• _What to do_
Starting from the top of the material, restate each line exactly until the line that contains "const yTickLabels = [0, 4, 8];", which is also copied. Pictures are excluded.
======== Dataset extract
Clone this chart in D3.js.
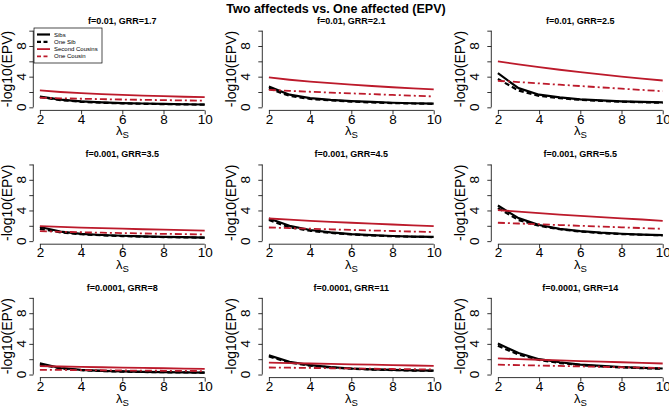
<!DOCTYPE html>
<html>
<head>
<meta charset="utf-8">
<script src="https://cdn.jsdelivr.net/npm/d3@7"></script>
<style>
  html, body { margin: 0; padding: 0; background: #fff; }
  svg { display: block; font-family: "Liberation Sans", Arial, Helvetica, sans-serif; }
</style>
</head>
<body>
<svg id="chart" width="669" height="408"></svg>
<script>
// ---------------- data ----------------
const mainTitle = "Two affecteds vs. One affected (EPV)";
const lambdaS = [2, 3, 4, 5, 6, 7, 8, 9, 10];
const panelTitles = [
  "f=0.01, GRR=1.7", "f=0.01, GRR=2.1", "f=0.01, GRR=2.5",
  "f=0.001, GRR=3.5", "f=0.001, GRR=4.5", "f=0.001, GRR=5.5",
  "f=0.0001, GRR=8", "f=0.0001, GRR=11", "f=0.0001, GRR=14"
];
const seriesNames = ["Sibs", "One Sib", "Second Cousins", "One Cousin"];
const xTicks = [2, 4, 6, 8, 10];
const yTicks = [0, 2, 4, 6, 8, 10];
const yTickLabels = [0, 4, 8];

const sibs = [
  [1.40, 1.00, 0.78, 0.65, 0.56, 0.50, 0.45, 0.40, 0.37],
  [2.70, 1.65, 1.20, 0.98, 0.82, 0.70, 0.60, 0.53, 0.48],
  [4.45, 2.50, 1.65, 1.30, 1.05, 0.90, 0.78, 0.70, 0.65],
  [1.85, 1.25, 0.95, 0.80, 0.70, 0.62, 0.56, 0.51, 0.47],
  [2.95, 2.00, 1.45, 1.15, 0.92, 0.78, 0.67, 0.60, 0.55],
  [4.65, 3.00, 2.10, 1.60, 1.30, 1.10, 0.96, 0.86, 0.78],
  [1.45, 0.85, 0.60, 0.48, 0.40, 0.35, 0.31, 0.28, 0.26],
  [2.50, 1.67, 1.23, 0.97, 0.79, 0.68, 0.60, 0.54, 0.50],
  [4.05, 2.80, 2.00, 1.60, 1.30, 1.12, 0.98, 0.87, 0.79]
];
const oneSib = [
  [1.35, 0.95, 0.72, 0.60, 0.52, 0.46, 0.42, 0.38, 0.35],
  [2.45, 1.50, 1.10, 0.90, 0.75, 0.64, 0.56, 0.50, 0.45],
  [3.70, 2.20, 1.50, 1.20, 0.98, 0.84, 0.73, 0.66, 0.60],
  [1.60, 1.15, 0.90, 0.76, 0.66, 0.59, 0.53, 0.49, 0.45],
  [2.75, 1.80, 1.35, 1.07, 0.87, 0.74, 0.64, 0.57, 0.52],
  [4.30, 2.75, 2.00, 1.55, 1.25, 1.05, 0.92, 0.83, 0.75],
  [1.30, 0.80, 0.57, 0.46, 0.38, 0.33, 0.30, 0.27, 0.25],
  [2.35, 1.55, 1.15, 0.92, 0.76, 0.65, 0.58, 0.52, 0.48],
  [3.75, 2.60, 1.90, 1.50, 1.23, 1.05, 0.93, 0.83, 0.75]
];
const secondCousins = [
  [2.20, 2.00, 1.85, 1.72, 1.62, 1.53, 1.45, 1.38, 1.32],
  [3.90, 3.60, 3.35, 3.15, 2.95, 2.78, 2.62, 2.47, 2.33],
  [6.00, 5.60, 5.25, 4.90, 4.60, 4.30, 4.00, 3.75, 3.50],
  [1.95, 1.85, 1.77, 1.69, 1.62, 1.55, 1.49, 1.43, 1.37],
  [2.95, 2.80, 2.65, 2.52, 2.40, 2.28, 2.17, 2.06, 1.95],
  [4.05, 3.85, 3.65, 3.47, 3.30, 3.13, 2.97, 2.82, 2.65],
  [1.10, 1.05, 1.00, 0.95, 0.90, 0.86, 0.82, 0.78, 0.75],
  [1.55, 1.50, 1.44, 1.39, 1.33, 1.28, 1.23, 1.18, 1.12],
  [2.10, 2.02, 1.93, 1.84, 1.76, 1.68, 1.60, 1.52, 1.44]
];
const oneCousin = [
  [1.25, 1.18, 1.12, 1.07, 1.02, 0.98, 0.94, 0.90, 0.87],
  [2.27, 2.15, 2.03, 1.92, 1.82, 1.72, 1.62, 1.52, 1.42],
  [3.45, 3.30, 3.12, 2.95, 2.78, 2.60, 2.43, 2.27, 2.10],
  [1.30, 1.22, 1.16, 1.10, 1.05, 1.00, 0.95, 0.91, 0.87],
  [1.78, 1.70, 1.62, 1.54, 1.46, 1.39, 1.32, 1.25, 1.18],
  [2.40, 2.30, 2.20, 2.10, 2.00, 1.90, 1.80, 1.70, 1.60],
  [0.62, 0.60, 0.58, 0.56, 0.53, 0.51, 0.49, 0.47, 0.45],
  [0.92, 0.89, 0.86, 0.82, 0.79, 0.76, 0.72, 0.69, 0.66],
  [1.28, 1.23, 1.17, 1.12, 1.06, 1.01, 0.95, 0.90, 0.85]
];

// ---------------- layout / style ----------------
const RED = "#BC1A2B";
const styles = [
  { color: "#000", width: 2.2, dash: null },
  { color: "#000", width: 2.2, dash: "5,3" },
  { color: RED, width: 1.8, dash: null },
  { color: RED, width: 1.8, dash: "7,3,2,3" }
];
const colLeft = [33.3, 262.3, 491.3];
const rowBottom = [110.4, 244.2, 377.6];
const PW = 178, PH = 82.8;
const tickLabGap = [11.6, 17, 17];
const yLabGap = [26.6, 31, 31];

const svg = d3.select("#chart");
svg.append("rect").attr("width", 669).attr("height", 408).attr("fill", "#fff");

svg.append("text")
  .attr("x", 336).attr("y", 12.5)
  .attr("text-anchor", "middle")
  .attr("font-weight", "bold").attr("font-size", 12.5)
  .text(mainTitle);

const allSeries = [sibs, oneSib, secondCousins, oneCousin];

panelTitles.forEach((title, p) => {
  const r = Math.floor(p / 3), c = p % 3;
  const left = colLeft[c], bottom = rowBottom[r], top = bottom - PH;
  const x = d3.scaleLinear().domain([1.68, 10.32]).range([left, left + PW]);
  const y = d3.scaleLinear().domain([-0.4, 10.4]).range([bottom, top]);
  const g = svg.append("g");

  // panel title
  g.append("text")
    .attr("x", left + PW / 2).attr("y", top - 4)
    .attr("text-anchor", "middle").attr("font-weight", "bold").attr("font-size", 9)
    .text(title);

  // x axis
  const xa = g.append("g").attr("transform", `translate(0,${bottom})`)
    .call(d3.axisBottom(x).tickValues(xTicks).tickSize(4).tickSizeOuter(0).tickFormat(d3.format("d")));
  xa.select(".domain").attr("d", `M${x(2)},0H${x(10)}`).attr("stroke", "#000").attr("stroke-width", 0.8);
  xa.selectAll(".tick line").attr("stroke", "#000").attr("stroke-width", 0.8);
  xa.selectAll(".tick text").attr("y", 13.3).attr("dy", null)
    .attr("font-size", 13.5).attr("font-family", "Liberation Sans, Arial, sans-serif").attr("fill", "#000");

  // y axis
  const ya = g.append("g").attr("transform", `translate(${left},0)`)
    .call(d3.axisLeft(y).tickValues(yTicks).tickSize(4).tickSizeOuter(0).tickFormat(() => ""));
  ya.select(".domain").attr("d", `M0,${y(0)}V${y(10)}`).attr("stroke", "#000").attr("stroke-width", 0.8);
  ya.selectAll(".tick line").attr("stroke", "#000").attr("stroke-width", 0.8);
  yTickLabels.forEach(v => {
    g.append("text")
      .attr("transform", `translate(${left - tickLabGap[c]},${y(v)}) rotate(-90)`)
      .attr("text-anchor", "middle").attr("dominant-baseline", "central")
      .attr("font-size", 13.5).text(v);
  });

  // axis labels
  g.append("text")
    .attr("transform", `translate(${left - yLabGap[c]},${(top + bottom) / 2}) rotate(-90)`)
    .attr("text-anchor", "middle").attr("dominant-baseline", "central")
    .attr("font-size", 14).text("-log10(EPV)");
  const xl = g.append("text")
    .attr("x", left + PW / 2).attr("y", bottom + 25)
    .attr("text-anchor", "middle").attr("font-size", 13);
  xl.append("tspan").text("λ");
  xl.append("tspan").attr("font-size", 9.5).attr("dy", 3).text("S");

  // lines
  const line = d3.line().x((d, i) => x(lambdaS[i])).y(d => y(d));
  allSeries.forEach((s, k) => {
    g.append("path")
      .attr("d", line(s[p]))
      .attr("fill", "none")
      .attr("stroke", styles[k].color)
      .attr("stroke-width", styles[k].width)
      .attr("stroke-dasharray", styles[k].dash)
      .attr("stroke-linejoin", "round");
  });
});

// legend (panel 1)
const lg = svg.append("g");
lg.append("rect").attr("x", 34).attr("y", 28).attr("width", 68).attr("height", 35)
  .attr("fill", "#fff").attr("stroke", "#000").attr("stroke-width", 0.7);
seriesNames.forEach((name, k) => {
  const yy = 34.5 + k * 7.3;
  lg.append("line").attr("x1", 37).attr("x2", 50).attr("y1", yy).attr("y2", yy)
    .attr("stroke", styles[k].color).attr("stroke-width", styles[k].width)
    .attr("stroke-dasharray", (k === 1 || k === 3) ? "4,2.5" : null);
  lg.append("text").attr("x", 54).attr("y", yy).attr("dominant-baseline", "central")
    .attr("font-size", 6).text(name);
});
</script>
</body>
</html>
================
• _Solution to this task_
Clone this chart in D3.js.
<!DOCTYPE html>
<html>
<head>
<meta charset="utf-8">
<script src="https://cdn.jsdelivr.net/npm/d3@7"></script>
<style>
  html, body { margin: 0; padding: 0; background: #fff; }
  svg { display: block; font-family: "Liberation Sans", Arial, Helvetica, sans-serif; }
</style>
</head>
<body>
<svg id="chart" width="669" height="408"></svg>
<script>
// ---------------- data ----------------
const mainTitle = "Two affecteds vs. One affected (EPV)";
const lambdaS = [2, 3, 4, 5, 6, 7, 8, 9, 10];
const panelTitles = [
  "f=0.01, GRR=1.7", "f=0.01, GRR=2.1", "f=0.01, GRR=2.5",
  "f=0.001, GRR=3.5", "f=0.001, GRR=4.5", "f=0.001, GRR=5.5",
  "f=0.0001, GRR=8", "f=0.0001, GRR=11", "f=0.0001, GRR=14"
];
const seriesNames = ["Sibs", "One Sib", "Second Cousins", "One Cousin"];
const xTicks = [2, 4, 6, 8, 10];
const yTicks = [0, 2, 4, 6, 8, 10];
const yTickLabels = [0, 4, 8];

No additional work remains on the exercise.